This project is an exploration of using a multi-threaded genetic algorithm to solve mazes of different sizes. I'm interested in finding the most efficient way to solve a maze, exploring the relationships between genome length and maze size, and discovering performance optimizations for mutating thread pools.
Genome = solution path containing (up, down, left, right) directions
A Makefile is provided. Compile with: make
after compiling, run with:./output num_threads futility_threshold maze_row maze_col genome_length
futility_threshold = program terminates after it has failed to make any progress for this many generations
e.g.:./output 4 50000 11 11 100
would spawn 4 threads(in total), have a futility counter of 50000, have a 11x11 maze, and genomes of length 100
Let m = maze size, gl = genome length, t_best = time to best genome
Finding 1: smaller m gives smaller t_best (i.e. solving a smaller maze is faster), because smaller mazes are easier to solve. (e.g. 7x7 maze has an average t_best of 39ms, whereas 11x11 maze takes 1255ms).

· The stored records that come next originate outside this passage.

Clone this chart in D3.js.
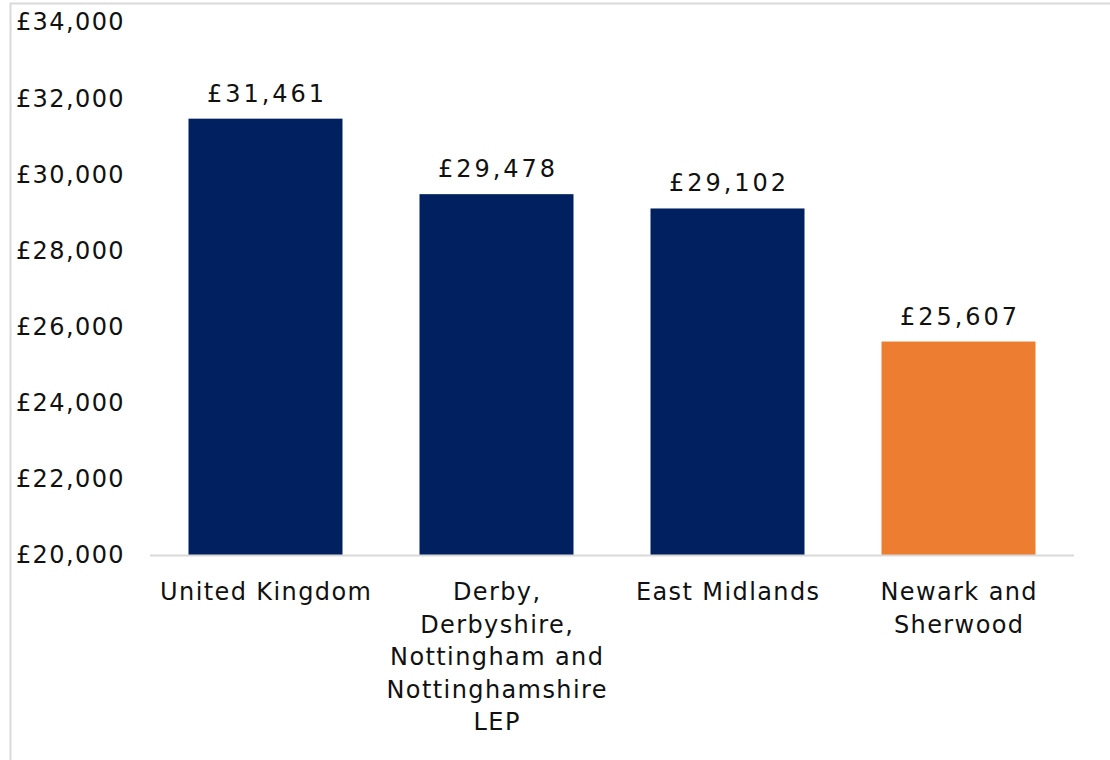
<!DOCTYPE html>
<html>
<head>
<meta charset="utf-8">
<script src="https://cdn.jsdelivr.net/npm/d3@7"></script>
<style>
  body { margin: 0; background: #fff; }
  text { font-family: "DejaVu Sans", Verdana, sans-serif; fill: #111; }
</style>
</head>
<body>
<div id="chart"></div>
<script>
const categories = ['United Kingdom', 'Derby, Derbyshire, Nottingham and Nottinghamshire LEP', 'East Midlands', 'Newark and Sherwood'];
const categoryLines = [
  ['United Kingdom'],
  ['Derby,', 'Derbyshire,', 'Nottingham and', 'Nottinghamshire', 'LEP'],
  ['East Midlands'],
  ['Newark and', 'Sherwood']
];
const values = [31461, 29478, 29102, 25607];
const barColors = ['#002060', '#002060', '#002060', '#ED7D31'];
const yTicks = [20000, 22000, 24000, 26000, 28000, 30000, 32000, 34000];

const width = 1110, height = 760;

const svg = d3.select('#chart').append('svg')
  .attr('width', width)
  .attr('height', height);

// outer chart border (cut off right and bottom)
svg.append('rect')
  .attr('x', 10.5)
  .attr('y', 3.5)
  .attr('width', 1110)
  .attr('height', 800)
  .attr('fill', 'none')
  .attr('stroke', '#d9d9d9')
  .attr('stroke-width', 2);

const x = d3.scaleBand()
  .domain(categories)
  .range([150, 1074])
  .paddingInner(1 / 3)
  .paddingOuter(1 / 6);

const y = d3.scaleLinear()
  .domain([20000, 34000])
  .range([555, 22]);

const money = v => '£' + d3.format(',')(v);

// y axis labels
svg.append('g')
  .selectAll('text')
  .data(yTicks)
  .join('text')
  .attr('x', 125)
  .attr('y', d => y(d))
  .attr('dy', '0.35em')
  .attr('text-anchor', 'end')
  .attr('font-size', 24)
  .attr('letter-spacing', 1.4)
  .text(d => money(d));

// bars
svg.append('g')
  .selectAll('rect')
  .data(values)
  .join('rect')
  .attr('x', (d, i) => x(categories[i]))
  .attr('y', d => y(d))
  .attr('width', x.bandwidth())
  .attr('height', d => y(20000) - y(d))
  .attr('fill', (d, i) => barColors[i]);

// baseline
svg.append('line')
  .attr('x1', 150)
  .attr('x2', 1074)
  .attr('y1', y(20000) + 0.5)
  .attr('y2', y(20000) + 0.5)
  .attr('stroke', '#d9d9d9')
  .attr('stroke-width', 2);

// value labels
svg.append('g')
  .selectAll('text')
  .data(values)
  .join('text')
  .attr('x', (d, i) => x(categories[i]) + x.bandwidth() / 2 + 1.5)
  .attr('y', d => y(d) - 17)
  .attr('text-anchor', 'middle')
  .attr('font-size', 24)
  .attr('letter-spacing', 3)
  .text(d => money(d));

// category labels
const cat = svg.append('g')
  .selectAll('text')
  .data(categories)
  .join('text')
  .attr('x', d => x(d) + x.bandwidth() / 2 + 0.7)
  .attr('y', 600)
  .attr('text-anchor', 'middle')
  .attr('font-size', 24)
  .attr('letter-spacing', 1.4);

cat.selectAll('tspan')
  .data((d, i) => categoryLines[i])
  .join('tspan')
  .attr('x', function () { return d3.select(this.parentNode).attr('x'); })
  .attr('dy', (d, i) => i === 0 ? 0 : 32.5)
  .text(d => d);
</script>
</body>
</html>
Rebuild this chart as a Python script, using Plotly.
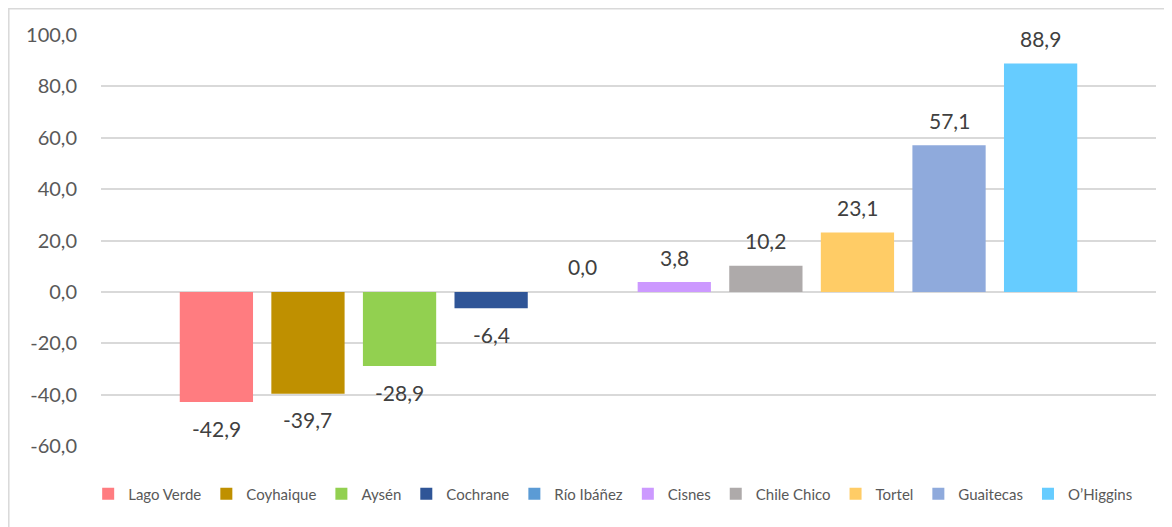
import plotly.graph_objects as go

comunas = ["Lago Verde", "Coyhaique", "Aysén", "Cochrane", "Río Ibáñez",
           "Cisnes", "Chile Chico", "Tortel", "Guaitecas", "O’Higgins"]
valores = [-42.9, -39.7, -28.9, -6.4, 0.0, 3.8, 10.2, 23.1, 57.1, 88.9]
colores = ["#FF7C80", "#BF9000", "#92D050", "#2F5597", "#5B9BD5",
           "#CC99FF", "#AEAAAA", "#FFCC66", "#8FAADC", "#66CCFF"]
y_ticks = [-60, -40, -20, 0, 20, 40, 60, 80, 100]

def fmt(v):
    return f"{v:.1f}".replace(".", ",")

FONT = "Lato, 'Open Sans', sans-serif"

fig = go.Figure()
for name, v, c in zip(comunas, valores, colores):
    fig.add_trace(go.Bar(x=[name], y=[v], name=name, marker_color=c,
                         marker_line_width=0, width=0.8))
    fig.add_annotation(x=name, y=v, text=fmt(v), showarrow=False,
                       yshift=(-26 if v < 0 else 25), yanchor="middle",
                       font=dict(family=FONT, size=21, color="#404040"))

# outer chart border (left/top visible)
fig.add_shape(type="rect", xref="paper", yref="paper",
              x0=-0.0874, x1=1.2, y0=-0.3, y1=1.0639,
              line=dict(color="#D9D9D9", width=1.5), layer="below")

fig.update_layout(
    width=1172, height=527,
    margin=dict(l=93, r=24, t=27, b=89),
    paper_bgcolor="white", plot_bgcolor="white",
    barmode="overlay",
    showlegend=True,
    legend=dict(orientation="h", x=0.485, xanchor="center", y=-0.1168, yanchor="middle",
                font=dict(family=FONT, size=15, color="#595959"),
                itemwidth=30, traceorder="normal"),
    xaxis=dict(type="category", categoryorder="array", categoryarray=comunas,
               range=[-1.26, 10.26], showticklabels=False, showgrid=False,
               zeroline=False, showline=False, ticks=""),
    yaxis=dict(range=[-60, 100], tickvals=y_ticks,
               ticktext=[fmt(t) for t in y_ticks],
               showgrid=True, gridcolor="#D9D9D9", gridwidth=1.5,
               zeroline=True, zerolinecolor="#D9D9D9", zerolinewidth=1.5,
               showline=False, ticks="", ticklabelstandoff=23,
               tickfont=dict(family=FONT, size=20, color="#595959")),
)

fig.write_html("out.html")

Finding 2: increasing gl could negatively impact smaller mazes, but benefit larger mazes. For smaller mazes, a shorter gl could have solved the maze already, so walking a long path wastes time (e.g. 7x7 solves faster with gl 20 than with gl 100). Larger mazes however require longer paths (e.g. it is very difficult to solve a 21x21 maze with just a gl of 20).

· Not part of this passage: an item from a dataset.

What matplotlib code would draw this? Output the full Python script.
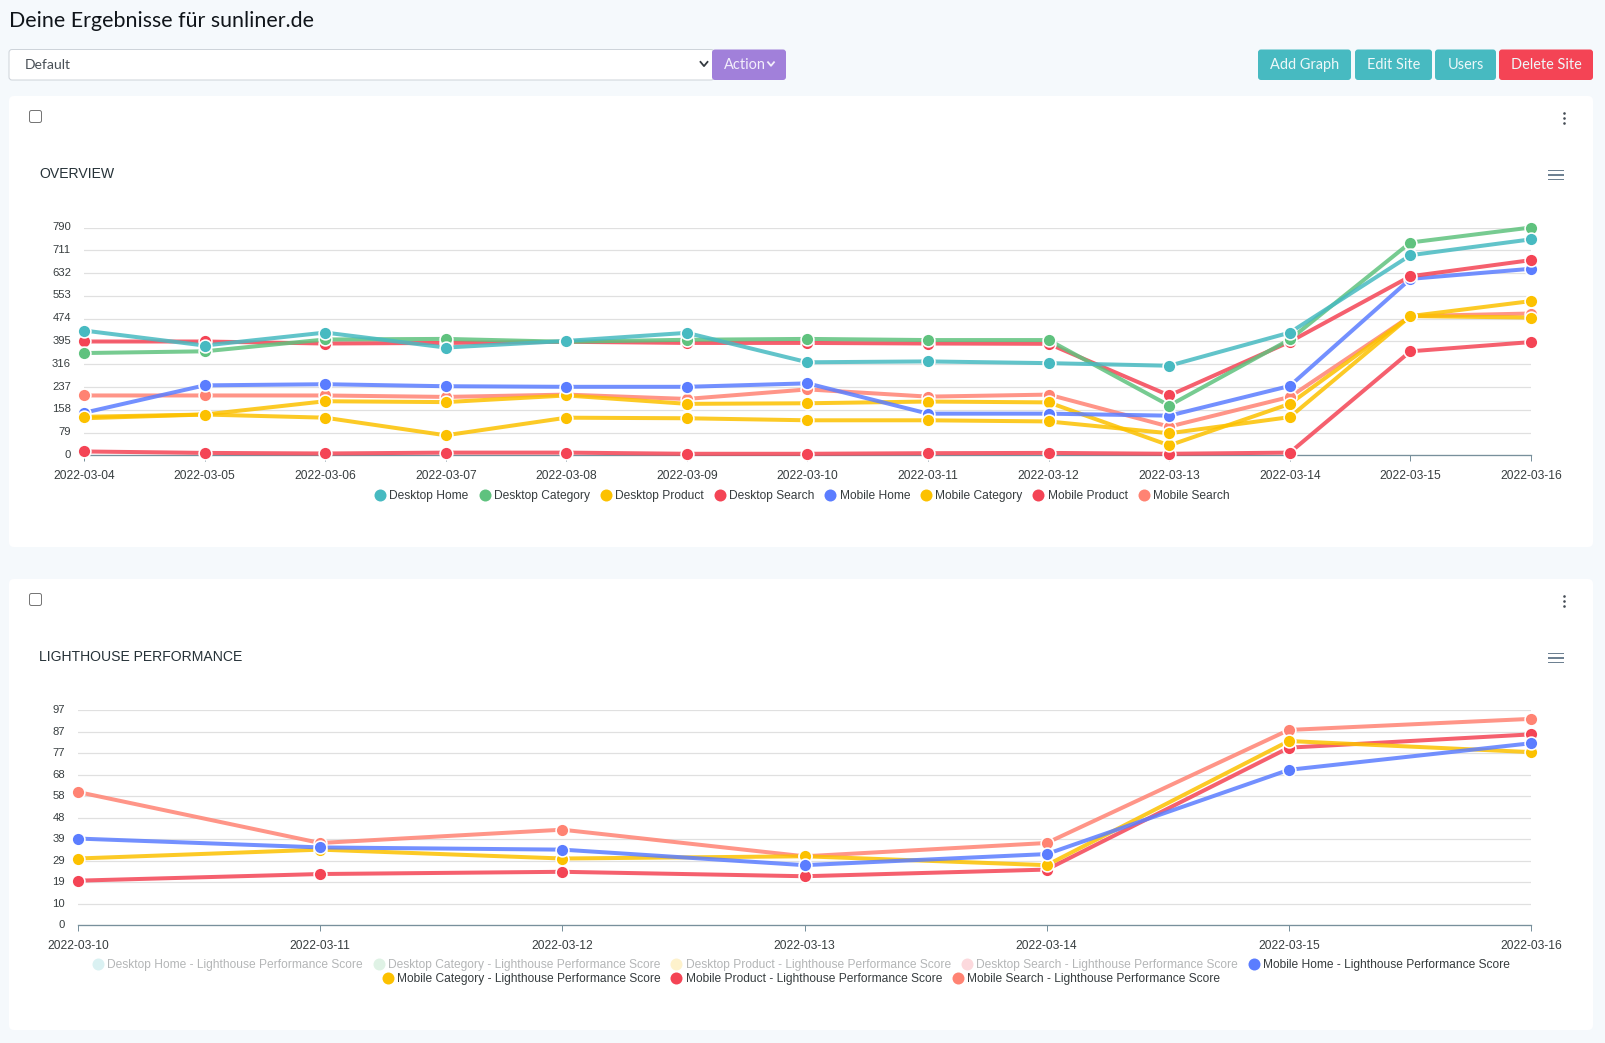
import matplotlib
matplotlib.use('Agg')
import matplotlib.pyplot as plt
import numpy as np
from matplotlib.lines import Line2D
from matplotlib.patches import FancyBboxPatch, Rectangle
from matplotlib.transforms import ScaledTranslation

W, H = 1605, 1043

# colours
TEAL = '#47BAC1'
GREEN = '#5FC27E'
YELLOW = '#FCC100'
RED = '#F44455'
BLUE = '#5B7DFF'
SALMON = '#FF8373'

dates_1 = ['2022-03-04', '2022-03-05', '2022-03-06', '2022-03-07', '2022-03-08', '2022-03-09', '2022-03-10',
           '2022-03-11', '2022-03-12', '2022-03-13', '2022-03-14', '2022-03-15', '2022-03-16']
desktop_home = [433, 381, 426, 374, 397, 425, 323, 326, 320, 311, 426, 694, 749]
desktop_category = [355, 361, 402, 404, 394, 401, 404, 400, 400, 173, 402, 738, 790]
desktop_product = [134, 142, 131, 70, 131, 129, 122, 122, 118, 77, 133, 483, 535]
desktop_search = [395, 395, 388, 390, 394, 390, 390, 388, 387, 208, 394, 621, 677]
mobile_home = [148, 243, 247, 240, 238, 238, 250, 145, 145, 138, 241, 612, 647]
mobile_category = [129, 142, 188, 185, 208, 179, 181, 187, 184, 35, 179, 483, 478]
mobile_product = [14, 9, 7, 10, 10, 6, 6, 8, 9, 6, 10, 361, 393]
mobile_search = [208, 208, 208, 203, 211, 196, 229, 204, 211, 100, 203, 483, 492]
yticks_1 = [0, 79, 158, 237, 316, 395, 474, 553, 632, 711, 790]

dates_2 = ['2022-03-10', '2022-03-11', '2022-03-12', '2022-03-13', '2022-03-14', '2022-03-15', '2022-03-16']
lh_mobile_home = [39, 35, 34, 27, 32, 70, 82]
lh_mobile_category = [30, 34, 30, 31, 27, 83, 78]
lh_mobile_product = [20, 23, 24, 22, 25, 80, 86]
lh_mobile_search = [60, 37, 43, 31, 37, 88, 93]
yticks_2 = [0, 10, 19, 29, 39, 48, 58, 68, 77, 87, 97]

names_1 = ['Desktop Home', 'Desktop Category', 'Desktop Product', 'Desktop Search',
           'Mobile Home', 'Mobile Category', 'Mobile Product', 'Mobile Search']
colors_1 = [TEAL, GREEN, YELLOW, RED, BLUE, YELLOW, RED, SALMON]
series_1 = [desktop_home, desktop_category, desktop_product, desktop_search,
            mobile_home, mobile_category, mobile_product, mobile_search]

names_2 = [n + ' - Lighthouse Performance Score' for n in names_1]
colors_2 = [BLUE, YELLOW, RED, SALMON]
series_2 = [lh_mobile_home, lh_mobile_category, lh_mobile_product, lh_mobile_search]

UI_FONT = 'Lato'
CHART_FONT = 'Liberation Sans'
TEXT_COL = '#373d3f'


def px(v):
    # pixels to points at dpi 100
    return v * 0.72


def add_chart(rect, dates, series, colors, yticks, yticklabels, label_shift):
    left, top, right, bottom = rect
    ax = fig.add_axes([left / W, 1 - bottom / H, (right - left) / W, (bottom - top) / H])
    ax.patch.set_alpha(0)
    xs = np.arange(len(dates))
    # later series are drawn first, like in the original chart
    for i, (vals, col) in enumerate(zip(series[::-1], colors[::-1])):
        ax.plot(xs, vals, '-', color=col, lw=px(4), alpha=0.85, zorder=3 + i * 0.01, clip_on=False)
        ax.plot(xs, vals, 'o', color=col, ms=px(12.8), mec='white', mew=px(1.6), zorder=4 + i * 0.01, clip_on=False)
    ax.set_xlim(0, len(dates) - 1)
    ax.set_ylim(0, yticks[-1])
    ax.set_xticks(xs)
    ax.set_xticklabels(dates, fontsize=px(12), family=CHART_FONT, color=TEXT_COL)
    ax.set_yticks(yticks)
    ax.set_yticklabels(yticklabels, fontsize=px(11.2), family=CHART_FONT, color=TEXT_COL)
    ax.tick_params(axis='x', length=px(6), width=px(1), color='#78909c', pad=px(9))
    ax.tick_params(axis='y', length=0, pad=px(13))
    shift = ScaledTranslation(0, label_shift / 100, fig.dpi_scale_trans)
    for lab in ax.get_yticklabels():
        lab.set_transform(lab.get_transform() + shift)
    ax.grid(axis='y', color='#e0e0e0', lw=px(1.2))
    ax.set_axisbelow(True)
    for s in ['top', 'left', 'right']:
        ax.spines[s].set_visible(False)
    ax.spines['bottom'].set_color('#78909c')
    ax.spines['bottom'].set_linewidth(px(1.3))
    return ax


def add_legend(ax, labels, colors, cx, cy, faded=0):
    handles = []
    for i, col in enumerate(colors):
        alpha = 0.2 if i < faded else 1
        handles.append(Line2D([], [], ls='', marker='o', color=col, ms=px(12), mew=0, alpha=alpha))
    leg = fig.legend(handles, labels, ncol=len(labels), loc='center', bbox_to_anchor=(cx / W, 1 - cy / H),
                     frameon=False, prop={'family': CHART_FONT, 'size': px(12)}, handlelength=0.95,
                     handletextpad=0.3, columnspacing=0.85, borderpad=0, borderaxespad=0)
    for i, t in enumerate(leg.get_texts()):
        t.set_color('#b4b6b7' if i < faded else TEXT_COL)
    return leg


def card(x0, y0, x1, y1, col, r=3, ec='none', lw=0, z=1):
    bg.add_patch(FancyBboxPatch((x0 + r, y0 + r), x1 - x0 - 2 * r, y1 - y0 - 2 * r,
                                boxstyle='round,pad=%s,rounding_size=%s' % (r, r),
                                fc=col, ec=ec, lw=lw, zorder=z))


def chevron(x, y, col, size=3.5):
    bg.plot([x - size, x, x + size], [y - size * 0.6, y + size * 0.6, y - size * 0.6], color=col, lw=px(1.8), zorder=5)


def button(x0, x1, label, col):
    card(x0, 49.5, x1, 80, col)
    bg.text((x0 + x1) / 2, 65, label, color='#eef8f9', fontsize=px(14.5), family=UI_FONT, ha='center', va='center', zorder=5)


def card_chrome(y_card0, y_card1, title):
    card(9, y_card0, 1593, y_card1, 'white', r=5)
    # checkbox
    card(29.5, y_card0 + 14.5, 41.5, y_card0 + 26.5, 'white', r=2, ec='#767676', lw=px(1), z=2)
    # menu dots
    for dy in (17, 22, 27):
        bg.plot([1564], [y_card0 + dy], 'o', color='#444c55', ms=px(2.6), mew=0, zorder=3)
    # chart menu
    for dy in (74.5, 79, 83.5):
        bg.add_patch(Rectangle((1548, y_card0 + dy - 0.8), 15.5, 1.7, fc='#6e8192', ec='none', zorder=3))
    bg.text(39, y_card0 + 78, title, fontsize=px(14), family=CHART_FONT, color='#263238', va='center', zorder=3)


fig = plt.figure(figsize=(W / 100, H / 100), dpi=100, facecolor='#F5F9FC')
bg = fig.add_axes([0, 0, 1, 1], zorder=-1)
bg.set_xlim(0, W)
bg.set_ylim(H, 0)
bg.axis('off')

# page header
bg.text(9, 21, 'Deine Ergebnisse für sunliner.de', fontsize=px(21.4), family=UI_FONT, color='#10151a', va='center')
card(9, 49.5, 714, 80, 'white', ec='#ced4da', lw=px(1))
bg.text(25, 65, 'Default', fontsize=px(14), family=UI_FONT, color='#495057', va='center', zorder=5)
chevron(704, 64, '#343a40')
card(712, 49.5, 786, 80, '#A180DA')
bg.text(724, 65, 'Action', fontsize=px(14.5), family=UI_FONT, color='#f3eefb', va='center', zorder=5)
chevron(771, 64, '#f3eefb', size=3)
button(1258, 1351, 'Add Graph', TEAL)
button(1355, 1432, 'Edit Site', TEAL)
button(1435, 1496, 'Users', TEAL)
button(1499, 1593, 'Delete Site', RED)

card_chrome(96, 547, 'OVERVIEW')
card_chrome(579, 1030, 'LIGHTHOUSE PERFORMANCE')

ax1 = add_chart((84, 227.5, 1531, 455.5), dates_1, series_1, colors_1, yticks_1, yticks_1, 1.5)
ax2 = add_chart((78, 710, 1531, 925), dates_2, series_2, colors_2, np.linspace(0, 97, 11), yticks_2, 0.7)

add_legend(ax1, names_1, colors_1, 802, 496)
add_legend(ax2, names_2[:5], [TEAL, GREEN, YELLOW, RED, BLUE], 801, 965, faded=4)
add_legend(ax2, names_2[5:], [YELLOW, RED, SALMON], 801, 979)

fig.savefig('out.png', dpi=100, facecolor=fig.get_facecolor())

Note: results based on running with futility count of 50k
Opt1: if multi map is getting too big, truncate so that it’s no bigger than 4* total_number_of_threads — to find a balance between number of new candidate genomes and attempts to improve existing genomes
Opt2: push several elements from multi map into q even after setfinish() sequence is run — to free up any mutator threads stuck listening() on a potentially empty sequence
Opt3: if the program hasn’t found a solution after a user-specified number of mutations, terminate the program with the “best” genome (closest to finishing & with fewest wall-hits) — to ensure completion
A direction-guessing mutation has been considered (i.e. mutate genome based on whether the previous mutation in that direction—up/down/left/right/static—yielded a better fit). However, this idea was abandoned due to the danger of “overshooting” – e.g. even if walking a certain direction gave an improved fit once, does not mean that it would be good again next time. Imagine an “ideal” downward movement of 3. We started with moving down 4. This gave a better fit. However, if we continue to decrease based on “past experience”, we would actually be moving away from our “ideal” number of down 3 steps. We could certainly write a prediction algorithm, but a more complex algorithm could increase computation time – especially if we are doing many mutations, computation time could rise significantly, nullifying our original intent of faster computation.